The entertainment world is mourning the loss of a legendary figure, Glynis Johns, known for her unforgettable role as the mother in the iconic film “Mary Poppins.”
Johns, a versatile actress whose career spanned both stage and screen, has died at the age of 100.
Born in 1923 in South Africa, Johns was a British actress renowned for her diverse career in film, television, and theatre. The daughter of actor Mervyn Johns and pianist Alys Maude (née Steele-Payne), she showed early talent in performing arts. She made her first stage appearance at the age of 12, which marked the beginning of a prolific acting career.
Johns gained prominence in the 1940s and 1950s with her roles in various British films. She was known for her distinctive, husky voice and light comedic touch, making her a popular figure in British cinema.
Her international fame was bolstered by her role as Winifred Banks in Walt Disney’s classic “Mary Poppins” (1964), where she showcased not only her acting talents but also her singing abilities with the memorable song “Sister Suffragette.”

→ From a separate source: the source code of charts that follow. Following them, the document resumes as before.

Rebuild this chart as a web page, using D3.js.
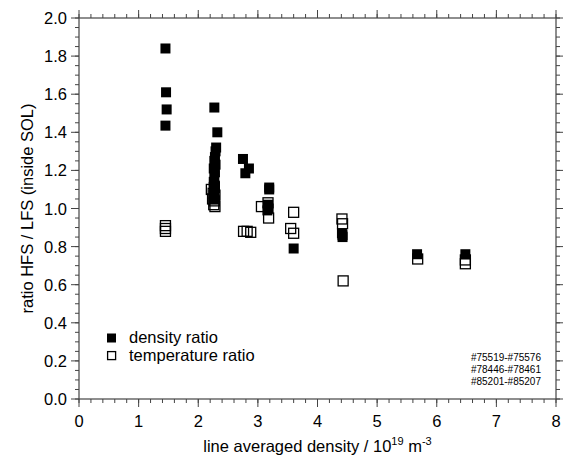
<!DOCTYPE html>
<html>
    <head>
        <script type="text/javascript" src="https://cdn.jsdelivr.net/npm/d3@7"></script>
        <style type="text/css">
            body { margin: 0; background: white; }
            text {
                font-family: "Liberation Sans", Arial, sans-serif;
                fill: black;
            }
        </style>
    </head>
    <body>
        <script type="text/javascript">

            // density ratio (filled squares)
            var densX = [1.45, 1.46, 1.47, 1.45,
                         2.27, 2.32, 2.30, 2.29, 2.28, 2.27, 2.29, 2.26, 2.28, 2.27, 2.26, 2.28, 2.27, 2.26, 2.27,
                         2.75, 2.85, 2.79,
                         3.19, 3.19, 3.17, 3.18, 3.16,
                         3.60, 4.41, 4.42, 4.42, 5.67, 6.48];
            var densY = [1.84, 1.61, 1.52, 1.435,
                         1.53, 1.40, 1.32, 1.30, 1.27, 1.25, 1.23, 1.21, 1.19, 1.17, 1.14, 1.12, 1.09, 1.07, 1.05,
                         1.26, 1.21, 1.185,
                         1.11, 1.10, 1.02, 1.00, 0.99,
                         0.79, 0.87, 0.86, 0.85, 0.76, 0.76];

            // temperature ratio (open squares)
            var tempX = [1.45, 1.45, 1.45,
                         2.22, 2.27, 2.25, 2.28, 2.24, 2.27, 2.26, 2.28,
                         2.76, 2.82, 2.88,
                         3.06, 3.17, 3.18,
                         3.60, 3.55, 3.60,
                         4.41, 4.42, 4.43,
                         5.68, 6.48, 6.48];
            var tempY = [0.91, 0.895, 0.88,
                         1.10, 1.11, 1.08, 1.07, 1.05, 1.04, 1.02, 1.01,
                         0.88, 0.88, 0.875,
                         1.01, 1.03, 0.95,
                         0.98, 0.895, 0.87,
                         0.945, 0.92, 0.62,
                         0.735, 0.73, 0.71];

            var xTicks = [0, 1, 2, 3, 4, 5, 6, 7, 8];
            var yTicks = [0.0, 0.2, 0.4, 0.6, 0.8, 1.0, 1.2, 1.4, 1.6, 1.8, 2.0];
            var legendLabels = ["density ratio", "temperature ratio"];
            var shotLabels = ["#75519-#75576", "#78446-#78461", "#85201-#85207"];

            var w = 563, h = 456;
            var mLeft = 79, mRight = 556, mTop = 18, mBottom = 399;

            var x = d3.scaleLinear().domain([0, 8]).range([mLeft, mRight]);
            var y = d3.scaleLinear().domain([0, 2]).range([mBottom, mTop]);

            var svg = d3.select("body").append("svg")
                        .attr("width", w)
                        .attr("height", h);

            var axisColor = "#444";

            // frame
            svg.append("rect")
                .attr("x", mLeft).attr("y", mTop)
                .attr("width", mRight - mLeft).attr("height", mBottom - mTop)
                .attr("fill", "none").attr("stroke", axisColor).attr("stroke-width", 1.2);

            // minor ticks
            var xMinor = d3.range(0, 8.001, 0.2);
            var yMinor = d3.range(0, 2.001, 0.05);

            function drawX(g, ticks, len, sign, yy) {
                g.selectAll(null).data(ticks).enter().append("line")
                    .attr("x1", function(d) { return x(d); })
                    .attr("x2", function(d) { return x(d); })
                    .attr("y1", yy).attr("y2", yy + sign * len)
                    .attr("stroke", axisColor).attr("stroke-width", 1);
            }
            function drawY(g, ticks, len, sign, xx) {
                g.selectAll(null).data(ticks).enter().append("line")
                    .attr("y1", function(d) { return y(d); })
                    .attr("y2", function(d) { return y(d); })
                    .attr("x1", xx).attr("x2", xx + sign * len)
                    .attr("stroke", axisColor).attr("stroke-width", 1);
            }
            var tg = svg.append("g");
            drawX(tg, xMinor, 4, 1, mBottom);
            drawX(tg, xTicks, 8, 1, mBottom);
            drawX(tg, xMinor, 4, -1, mTop);
            drawX(tg, xTicks, 8, -1, mTop);
            drawY(tg, yMinor, 4, -1, mLeft);
            drawY(tg, yTicks, 8, -1, mLeft);
            drawY(tg, yMinor, 4, 1, mRight);
            drawY(tg, yTicks, 8, 1, mRight);

            // tick labels
            svg.selectAll("text.xl").data(xTicks).enter().append("text")
                .attr("class", "xl")
                .attr("x", function(d) { return x(d); })
                .attr("y", mBottom + 28)
                .attr("text-anchor", "middle")
                .style("font-size", "16.5px")
                .text(function(d) { return d; });

            svg.selectAll("text.yl").data(yTicks).enter().append("text")
                .attr("class", "yl")
                .attr("x", mLeft - 12)
                .attr("y", function(d) { return y(d) + 6; })
                .attr("text-anchor", "end")
                .style("font-size", "16.5px")
                .text(function(d) { return d.toFixed(1); });

            // axis titles
            var xt = svg.append("text")
                .attr("x", (mLeft + mRight) / 2)
                .attr("y", 452)
                .attr("text-anchor", "middle")
                .style("font-size", "16.5px");
            xt.append("tspan").text("line averaged density / 10");
            xt.append("tspan").attr("dy", -7).style("font-size", "11px").text("19");
            xt.append("tspan").attr("dy", 7).text(" m");
            xt.append("tspan").attr("dy", -7).style("font-size", "11px").text("-3");

            svg.append("text")
                .attr("transform", "translate(33," + ((mTop + mBottom) / 2) + ") rotate(-90)")
                .attr("text-anchor", "middle")
                .style("font-size", "16.5px")
                .text("ratio HFS / LFS (inside SOL)");

            // data
            var s = 10;
            var dens = densX.map(function(d, i) { return [d, densY[i]]; });
            var temp = tempX.map(function(d, i) { return [d, tempY[i]]; });

            svg.selectAll("rect.temp").data(temp).enter().append("rect")
                .attr("class", "temp")
                .attr("x", function(d) { return x(d[0]) - s / 2; })
                .attr("y", function(d) { return y(d[1]) - s / 2; })
                .attr("width", s).attr("height", s)
                .attr("fill", "none").attr("stroke", "black").attr("stroke-width", 1.3);

            svg.selectAll("rect.dens").data(dens).enter().append("rect")
                .attr("class", "dens")
                .attr("x", function(d) { return x(d[0]) - s / 2; })
                .attr("y", function(d) { return y(d[1]) - s / 2; })
                .attr("width", s).attr("height", s)
                .attr("fill", "black");

            // legend
            var lg = svg.append("g").attr("transform", "translate(107,338)");
            lg.append("rect").attr("x", 0).attr("y", -4.5).attr("width", 9).attr("height", 9).attr("fill", "black");
            lg.append("rect").attr("x", 0.6).attr("y", 13.6).attr("width", 8).attr("height", 8)
                .attr("fill", "none").attr("stroke", "black").attr("stroke-width", 1.3);
            lg.selectAll("text").data(legendLabels).enter().append("text")
                .attr("x", 22)
                .attr("y", function(d, i) { return 5 + i * 18; })
                .style("font-size", "16.5px")
                .text(function(d) { return d; });

            // shot numbers
            svg.selectAll("text.shot").data(shotLabels).enter().append("text")
                .attr("class", "shot")
                .attr("x", 541)
                .attr("y", function(d, i) { return 361 + i * 12; })
                .attr("text-anchor", "end")
                .style("font-size", "10px")
                .text(function(d) { return d; });

        </script>
    </body>
</html>
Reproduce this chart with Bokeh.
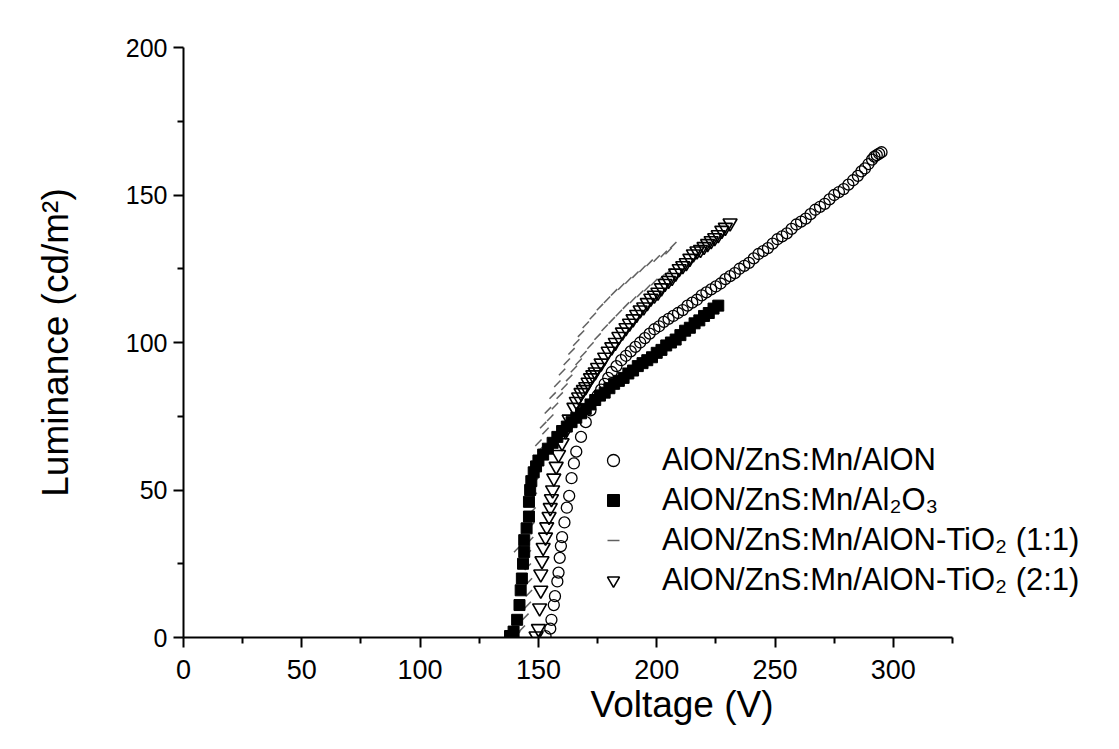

Apart from her film career, Johns was also a successful stage actress. One of her most notable stage performances was in Stephen Sondheim’s “A Little Night Music,” for which she introduced the now-classic song “Send in the Clowns,” earning a Tony Award for Best Actress in a Musical in 1973.
“As far as I’m concerned, I’m not interested in playing the role on only one level,” she told The Associated Press back in 1990. “The whole point of first-class acting is to make a reality of it. To be real. And I have to make sense of it in my own mind in order to be real.”
“I’ve had other songs written for me, but nothing like that. It’s the greatest gift I’ve ever been given in the theater.”
Throughout her career, Johns worked with numerous renowned directors and actors, leaving a lasting impact on both British and American cinema and theatre. Her ability to portray a wide range of characters with charm and depth has made her one of the respected figures in the performing arts. Johns’ contribution to the arts was recognized when she was awarded the Commander of the Order of the British Empire (CBE) in 1996.
Johns’ contribution to the arts has been recognized as not just significant but transformative.